Why Is Software So Complicated? Part 3 – Legacy Software

Few programs emerge full-grown and ready to take on the world. It’s a standing joke in the industry to never expect perfection before Version 3.0 – and don’t even think of using version 1.0!

Getting software ready involves some compromises, often ending up in rushing products to market too early. Marketing pressures mean that many programs are shipped with possible design and usability issues. The result is that by the time version 3.0 ‘gets it right’, a lot of people are used to the way the older versions worked, for better or worse. Rather than alienating them, each version needs to support the old, even as it adds the new.

Probably the most familiar example of this is with the Windows operating system. If you’re running XP, you’ll notice you can still run quite a few DOS programs, although perhaps without optimum results. Support for DOS has gone on much longer than Microsoft would have liked, in part because old software is still needed. Decisions made a decade ago continue to be dealt with.

Although making a clean break would solve this, few companies can afford to alienate customers. This straddling of the fence leads to program complexity – more menu options, more settings, more configurations that no one uses (but once did). And so on.

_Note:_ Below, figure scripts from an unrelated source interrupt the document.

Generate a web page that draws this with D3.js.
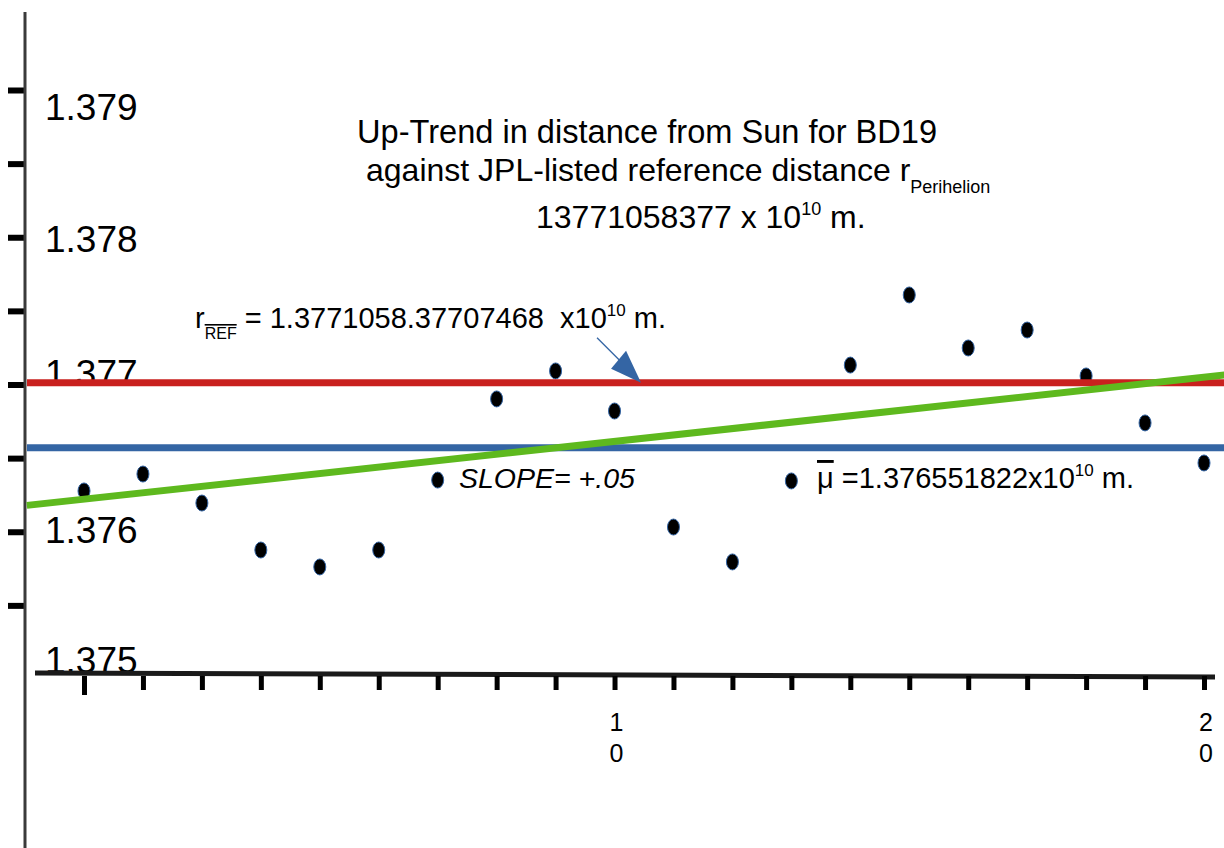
<!DOCTYPE html>
<html>
<head>
<meta charset="utf-8">
<script src="https://cdn.jsdelivr.net/npm/d3@7"></script>
<style>
	body { margin: 0; background: #fff; }
	svg { display: block; font-family: "Liberation Sans", Arial, sans-serif; }
</style>
</head>
<body>
<script>
// observation number and distance (x10^10 m)
var obs = [1, 2, 3, 4, 5, 6, 7, 8, 9, 10, 11, 12, 13, 14, 15, 16, 17, 18, 19, 20];
var dist = [1.376277, 1.376392, 1.376195, 1.375876, 1.375761, 1.375876, 1.376351, 1.376902, 1.377092, 1.376820,
	1.376032, 1.375795, 1.376345, 1.377132, 1.377608, 1.377248, 1.377370, 1.377058, 1.376739, 1.376467];

var refDist = 1.377012;     // red line
var meanDist = 1.376571;    // blue line
var trendObs = [0.03, 20.36];
var trendDist = [1.376179, 1.377065];

var yTicks = [1.379, 1.3785, 1.378, 1.3775, 1.377, 1.3765, 1.376, 1.3755];
var yLabels = ["1.379", "1.378", "1.377", "1.376", "1.375"];
var xLabels = [10, 20];

// label nudges (the labels sit a bit off their ticks)
var yLabelNudge = [30, 15, 1, 11, -6];

var width = 1224, height = 848;

var x = d3.scaleLinear().domain([1, 20]).range([84, 1204]);
var y = d3.scaleLinear().domain([1.375, 1.379]).range([679, 90]);

var svg = d3.select("body").append("svg")
	.attr("width", width)
	.attr("height", height);

// y labels go under everything
svg.selectAll("text.ylab")
	.data(yLabels)
	.enter()
	.append("text")
	.attr("class", "ylab")
	.attr("x", 45)
	.attr("y", function (d, i) { return y(+d) + yLabelNudge[i]; })
	.attr("font-size", "37px")
	.attr("fill", "#000")
	.text(function (d) { return d; });

// Y axis
var yAxis = svg.append("g")
	.attr("transform", "translate(25,0)")
	.call(d3.axisLeft(y).tickValues(yTicks).tickSize(17).tickFormat(""));
yAxis.select(".domain").remove();
yAxis.selectAll(".tick line").attr("stroke", "#000").attr("stroke-width", 6);

svg.append("line")
	.attr("x1", 25).attr("x2", 25)
	.attr("y1", 12).attr("y2", height)
	.attr("stroke", "#3a3a3a")
	.attr("stroke-width", 3);

// X axis (slightly slanted baseline)
svg.append("line")
	.attr("x1", 35).attr("y1", 673)
	.attr("x2", 1215).attr("y2", 677)
	.attr("stroke", "#1a1a1a")
	.attr("stroke-width", 5);

var xAxis = svg.append("g")
	.attr("transform", "translate(0,676)")
	.call(d3.axisBottom(x).tickValues(obs).tickSize(14).tickFormat(""));
xAxis.select(".domain").remove();
xAxis.selectAll(".tick line").attr("stroke", "#000").attr("stroke-width", 5);
xAxis.select(".tick line").attr("y2", 19);

// x labels, digits stacked
xLabels.forEach(function (v) {
	var t = svg.append("text")
		.attr("text-anchor", "middle")
		.attr("font-size", "25px")
		.attr("fill", "#000");
	String(v).split("").forEach(function (c, i) {
		t.append("tspan")
			.attr("x", x(v) + 2)
			.attr("y", 731 + i * 31)
			.text(c);
	});
});

// points
svg.selectAll("ellipse.dot")
	.data(dist)
	.enter()
	.append("ellipse")
	.attr("class", "dot")
	.attr("cx", function (d, i) { return x(obs[i]); })
	.attr("cy", function (d) { return y(d); })
	.attr("rx", 6)
	.attr("ry", 8)
	.attr("fill", "#000")
	.attr("stroke", "#3465a4")
	.attr("stroke-width", 1);

// mean line
svg.append("line")
	.attr("x1", 27).attr("x2", width)
	.attr("y1", y(meanDist)).attr("y2", y(meanDist))
	.attr("stroke", "#3465a4")
	.attr("stroke-width", 7);

// reference line
svg.append("line")
	.attr("x1", 27).attr("x2", width)
	.attr("y1", y(refDist)).attr("y2", y(refDist))
	.attr("stroke", "#c9211e")
	.attr("stroke-width", 7);

// trend line
svg.append("line")
	.attr("x1", x(trendObs[0])).attr("y1", y(trendDist[0]))
	.attr("x2", x(trendObs[1])).attr("y2", y(trendDist[1]))
	.attr("stroke", "#5eb91e")
	.attr("stroke-width", 7);

// arrow pointing at the reference line
var tipX = x(10.45), tipY = y(refDist);
svg.append("line")
	.attr("x1", tipX - 44).attr("y1", tipY - 45)
	.attr("x2", tipX - 16).attr("y2", tipY - 17)
	.attr("stroke", "#3465a4")
	.attr("stroke-width", 1.3);
svg.append("polygon")
	.attr("points", [[tipX, tipY], [tipX - 30, tipY - 14], [tipX - 15, tipY - 32]].join(" "))
	.attr("fill", "#3465a4");

// title
svg.append("text")
	.attr("x", 357).attr("y", 143)
	.attr("font-size", "32.6px")
	.text("Up-Trend in distance from Sun for BD19");

var t2 = svg.append("text")
	.attr("x", 366).attr("y", 181)
	.attr("font-size", "32px");
t2.append("tspan").text("against JPL-listed reference distance r");
t2.append("tspan").attr("font-size", "18px").attr("dy", 12).text("Perihelion");

var t3 = svg.append("text")
	.attr("x", 536).attr("y", 228)
	.attr("font-size", "32px");
t3.append("tspan").text("13771058377 x 10");
t3.append("tspan").attr("font-size", "18px").attr("dy", -13).text("10");
t3.append("tspan").attr("dy", 13).text(" m.");

// r_REF annotation
var tr = svg.append("text")
	.attr("x", 195).attr("y", 328)
	.attr("font-size", "29px")
	.style("white-space", "pre");
tr.append("tspan").text("r");
tr.append("tspan").attr("font-size", "16px").attr("dy", 11)
	.style("text-decoration", "overline").text("REF");
tr.append("tspan").attr("dy", -11).text(" = 1.3771058.37707468  x10");
tr.append("tspan").attr("font-size", "17px").attr("dy", -12).text("10");
tr.append("tspan").attr("dy", 12).text(" m.");

// slope
svg.append("text")
	.attr("x", 459).attr("y", 488)
	.attr("font-size", "28.5px")
	.attr("font-style", "italic")
	.text("SLOPE= +.05");

// mean annotation
var tm = svg.append("text")
	.attr("x", 817).attr("y", 488)
	.attr("font-size", "29px")
	.style("white-space", "pre");
tm.append("tspan").style("text-decoration", "overline").text("\u03bc");
tm.append("tspan").text(" =1.376551822x10");
tm.append("tspan").attr("font-size", "17px").attr("dy", -12).text("10");
tm.append("tspan").attr("dy", 12).text(" m.");
</script>
</body>
</html>
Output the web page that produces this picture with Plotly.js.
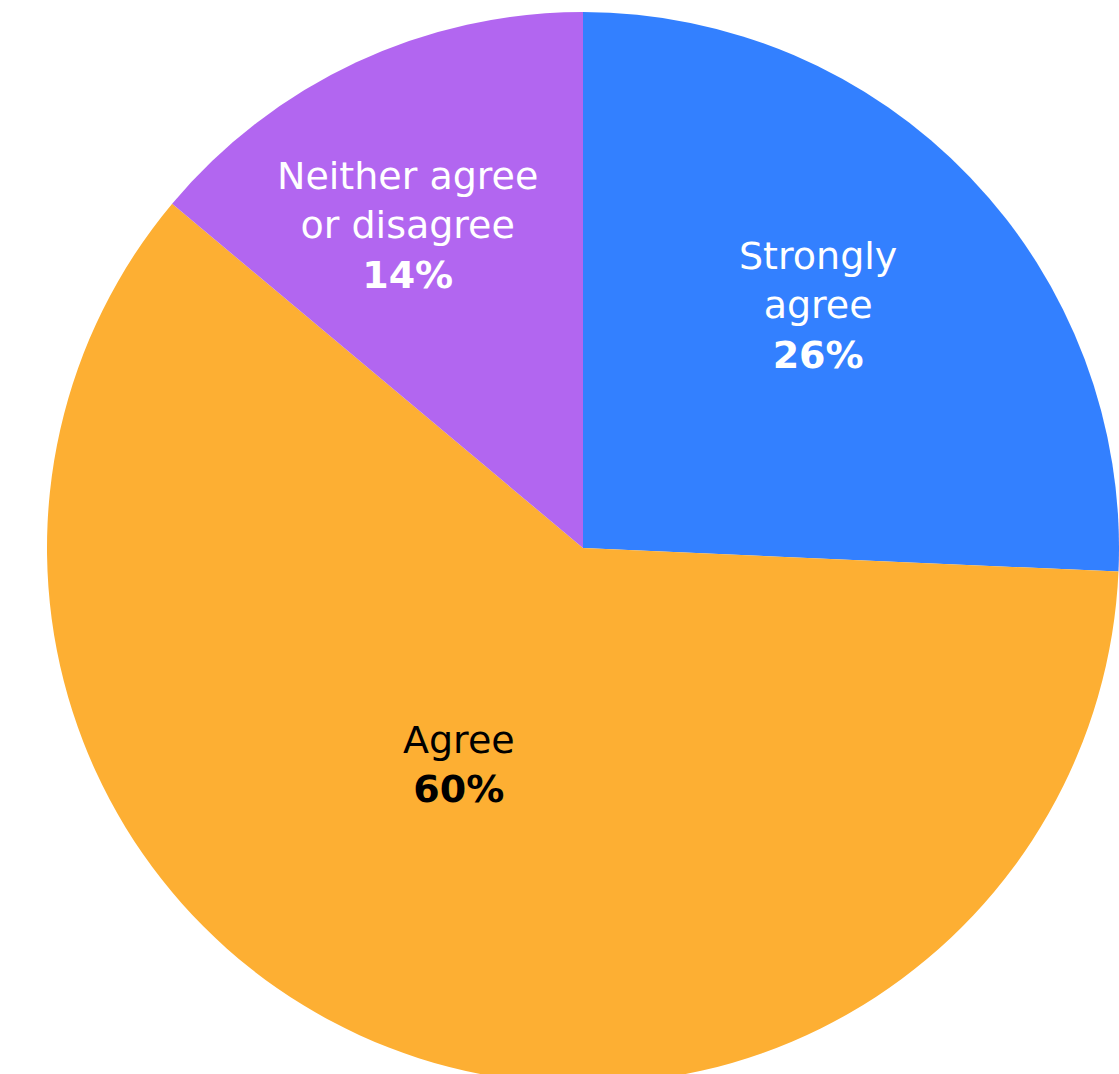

Of the various complexity issues we’ve discussed, this is the toughest to fix. Presenting a completely finished final version of any software program is daunting. Doing it before you know what works is nearly impossible. However, making the upgrade simple, supporting backward compatibility, and making the new features straightforward to learn is important, and if balanced well, can actually make software easier to use overall, not harder.